The states that have clean balance sheets and don’t have anything to worry about, in areas that we call the emerging markets of the United States, are going to attract more businesses, have higher tax surpluses and not have to cut programs and not have to raise taxes.
Others agree that the economy is risking dipping back into recession, especially after the debt-ceiling impasse and its effects on confidence. Many in the financial world markets are already buzzing about the S & P’s downgrading of American credit. In case you don’t know what that means to you. It means higher interest rates. Jimmy Carter style interest rates may be the result.
Congress has approved the government’s $14.3 trillion debt ceiling and thereby steered the government away from default by yesterday Aug 2,nd Tuesday’s deadline. Ratings agencies have said the U.S. could lose its AAA rating if it defaulted. FOr me the jury is still out on that prediction. Even if the government did avoid missing its obligations, it’s still unclear whether the damage the impasse has had on the country plus the enormous debt burden the government carries prompts some agencies to downgrade the country’s ratings anyway.
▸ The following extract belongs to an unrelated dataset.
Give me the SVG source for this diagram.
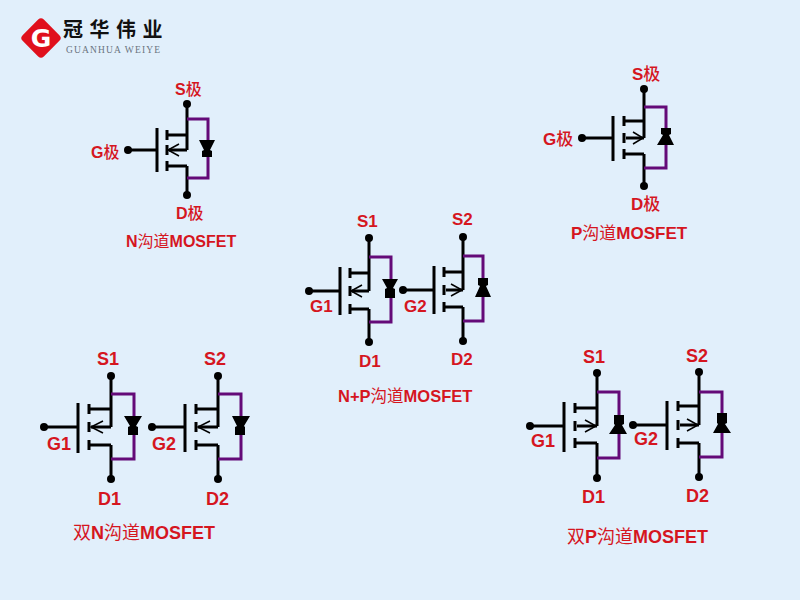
<svg xmlns="http://www.w3.org/2000/svg" width="800" height="600" viewBox="0 0 800 600">
<style>
.k{fill:none;stroke:#000;stroke-width:3}
.c{fill:none;stroke:#000;stroke-width:1.5}
.p{fill:none;stroke:#640a78;stroke-width:3}
.d{fill:#000}
text{font-family:"Liberation Sans","Noto Sans CJK SC",sans-serif;font-weight:bold;fill:#d5161f}
.l{font-size:17px}
.z{font-family:"Noto Sans CJK SC",sans-serif;font-weight:500}
.y{font-family:"Noto Sans CJK SC",sans-serif;font-weight:400}
</style>
<rect width="800" height="600" fill="#e1effb"/>
<g id="logo">
<rect x="26" y="23" width="30" height="30" rx="4" fill="#e0101c" transform="rotate(45 41 38)"/>
<text x="41" y="47" text-anchor="middle" style="font-family:'DejaVu Sans',sans-serif;font-size:25px;fill:#fff">G</text>
<text x="63" y="37" style="font-family:'Noto Sans CJK SC',sans-serif;font-weight:700;font-size:20px;letter-spacing:6.5px;fill:#111">冠华伟业</text>
<text x="66" y="53" textLength="94" style="font-family:'Liberation Serif',serif;font-weight:normal;font-size:9.5px;fill:#6a7480">GUANHUA WEIYE</text>
</g>
<g id="connectors">
<path class="k" d="M128 150H157M187 104V150M187 166H167M187 166V195"/>
<path class="p" d="M187 119H208V178H187"/>
<path class="k" d="M582 138H613M644 89V138M644 154H624M644 154V186"/>
<path class="p" d="M644 107H666V168H644"/>
<path class="k" d="M309 291H340M369 238V291M369 309H350M369 309V342"/>
<path class="p" d="M369 257H391V322H369"/>
<path class="k" d="M403 290H434M463 237V290M463 307H444M463 307V341"/>
<path class="p" d="M463 256H483V321H463"/>
<path class="k" d="M44 427H78M111 376V427M111 445H89M111 445V479"/>
<path class="p" d="M111 394H134V459H111"/>
<path class="k" d="M152 427H185M218 376V427M218 445H196M218 445V479"/>
<path class="p" d="M218 394H241V459H218"/>
<path class="k" d="M530 426H564M597 373V426M597 443H575M597 443V478"/>
<path class="p" d="M597 392H619V458H597"/>
<path class="k" d="M633 425H667M699 372V425M699 443H678M699 443V477"/>
<path class="p" d="M699 392H722V457H699"/>
</g>
<g id="n-mosfet">
<circle class="d" cx="187" cy="104" r="4"/><circle class="d" cx="187" cy="195" r="4"/><circle class="d" cx="128" cy="150" r="4"/>
<path class="k" d="M157 128V172M167 130V140M167 145V155M167 161V171M167 135H187M169 150H187"/>
<path class="c" d="M179 144L168 150L179 156"/>
<path class="d" d="M199 140H215L210 150L212 151V157H202V151L204 150Z"/>
<text x="175" y="95" style="font-size:16px">S<tspan class="z">极</tspan></text>
<text x="91" y="158" style="font-size:16px">G<tspan class="z">极</tspan></text>
<text x="176" y="219" style="font-size:16px">D<tspan class="z">极</tspan></text>
<text x="126" y="247" style="font-size:16px">N<tspan class="y">沟道</tspan>MOSFET</text>
</g>
<g id="p-mosfet">
<circle class="d" cx="644" cy="89" r="4"/><circle class="d" cx="644" cy="186" r="4"/><circle class="d" cx="582" cy="138" r="4"/>
<path class="k" d="M613 116V161M624 116V126M624 133V143M624 149V159M624 121H644M626 138H644"/>
<path class="c" d="M633 132L643 138L633 144"/>
<path class="d" d="M661 128H671V134L669 135L674 145H657L663 135L661 134Z"/>
<text class="l" x="632" y="80">S<tspan class="z">极</tspan></text>
<text class="l" x="543" y="145">G<tspan class="z">极</tspan></text>
<text class="l" x="631" y="210">D<tspan class="z">极</tspan></text>
<text x="571" y="239" style="font-size:17px">P<tspan class="y">沟道</tspan>MOSFET</text>
</g>
<g id="np-q1">
<circle class="d" cx="369" cy="238" r="4"/><circle class="d" cx="369" cy="342" r="4"/><circle class="d" cx="309" cy="291" r="4"/>
<path class="k" d="M340 267V315M350 268V278M350 286V296M350 304V314M350 273H369M352 291H369"/>
<path class="c" d="M362 285L351 291L362 297"/>
<path class="d" d="M382 279H398L393 288L395 289V298H385V289L387 288Z"/>
<text class="l" x="357" y="227">S1</text><text class="l" x="310" y="312">G1</text><text class="l" x="359" y="367">D1</text>
</g>
<g id="np-q2">
<circle class="d" cx="463" cy="237" r="4"/><circle class="d" cx="463" cy="341" r="4"/><circle class="d" cx="403" cy="290" r="4"/>
<path class="k" d="M434 266V314M444 267V277M444 285V295M444 302V312M444 272H463M446 290H463"/>
<path class="c" d="M451 284L462 290L451 296"/>
<path class="d" d="M478 278H488V285L486 286L491 297H475L480 286L478 285Z"/>
<text class="l" x="452" y="225">S2</text><text class="l" x="404" y="312">G2</text><text class="l" x="451" y="365">D2</text>
</g>
<text id="np-caption" x="338" y="402" style="font-size:16.5px">N+P<tspan class="y">沟道</tspan>MOSFET</text>
<g id="dn-q1">
<circle class="d" cx="111" cy="376" r="4"/><circle class="d" cx="111" cy="479" r="4"/><circle class="d" cx="44" cy="427" r="4"/>
<path class="k" d="M78 403V453M89 404V414M89 422V432M89 440V450M89 409H111M91 427H111"/>
<path class="c" d="M103 421L91 427L103 433"/>
<path class="d" d="M124 416H142L136 426L138 427V435H128V427L130 426Z"/>
<text class="l" x="97" y="365" style="font-size:18px">S1</text><text class="l" x="47" y="450" style="font-size:18px">G1</text><text class="l" x="98" y="505" style="font-size:18px">D1</text>
</g>
<g id="dn-q2">
<circle class="d" cx="218" cy="376" r="4"/><circle class="d" cx="218" cy="479" r="4"/><circle class="d" cx="152" cy="427" r="4"/>
<path class="k" d="M185 404V452M196 404V414M196 422V432M196 440V450M196 409H218M198 427H218"/>
<path class="c" d="M210 421L198 427L210 433"/>
<path class="d" d="M232 416H250L244 426L245 427V435H235V427L237 426Z"/>
<text class="l" x="204" y="365" style="font-size:18px">S2</text><text class="l" x="152" y="450" style="font-size:18px">G2</text><text class="l" x="206" y="505" style="font-size:18px">D2</text>
</g>
<text id="dn-caption" x="73" y="539" style="font-size:18px"><tspan class="y">双</tspan>N<tspan class="y">沟道</tspan>MOSFET</text>
<g id="dp-q1">
<circle class="d" cx="597" cy="373" r="4"/><circle class="d" cx="597" cy="478" r="4"/><circle class="d" cx="530" cy="426" r="4"/>
<path class="k" d="M564 402V452M575 403V413M575 421V431M575 438V448M575 408H597M577 426H597"/>
<path class="c" d="M585 420L596 426L585 432"/>
<path class="d" d="M614 415H624V424L622 425L627 434H609L615 425L614 424Z"/>
<text class="l" x="583" y="363" style="font-size:18px">S1</text><text class="l" x="531" y="447" style="font-size:18px">G1</text><text class="l" x="582" y="503" style="font-size:18px">D1</text>
</g>
<g id="dp-q2">
<circle class="d" cx="699" cy="372" r="4"/><circle class="d" cx="699" cy="477" r="4"/><circle class="d" cx="633" cy="425" r="4"/>
<path class="k" d="M667 401V450M678 401V411M678 420V430M678 438V448M678 406H699M680 425H699"/>
<path class="c" d="M687 419L698 425L687 431"/>
<path class="d" d="M717 413H727V423L725 424L731 433H713L718 424L717 423Z"/>
<text class="l" x="686" y="362" style="font-size:18px">S2</text><text class="l" x="634" y="445" style="font-size:18px">G2</text><text class="l" x="686" y="502" style="font-size:18px">D2</text>
</g>
<text id="dp-caption" x="567" y="543" style="font-size:18px"><tspan class="y">双</tspan>P<tspan class="y">沟道</tspan>MOSFET</text>
</svg>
In spite averting default yesterday the markets reacted negatively with a 200 plus loss in the stock market.
Growing uncertainty about the ultimate outcome inevitably has some negative effect on business capital investment and hiring as the Aug. 2 deadline came and went alluded to by David Crowe of the National Association of Home Builders, according to CNN.
Other economists were less worried. “If a deal appears imminent, there will not be any impact on GDP,” says Bill Watkins, executive director of the Center for Economic Research and Forecasting, CNN adds.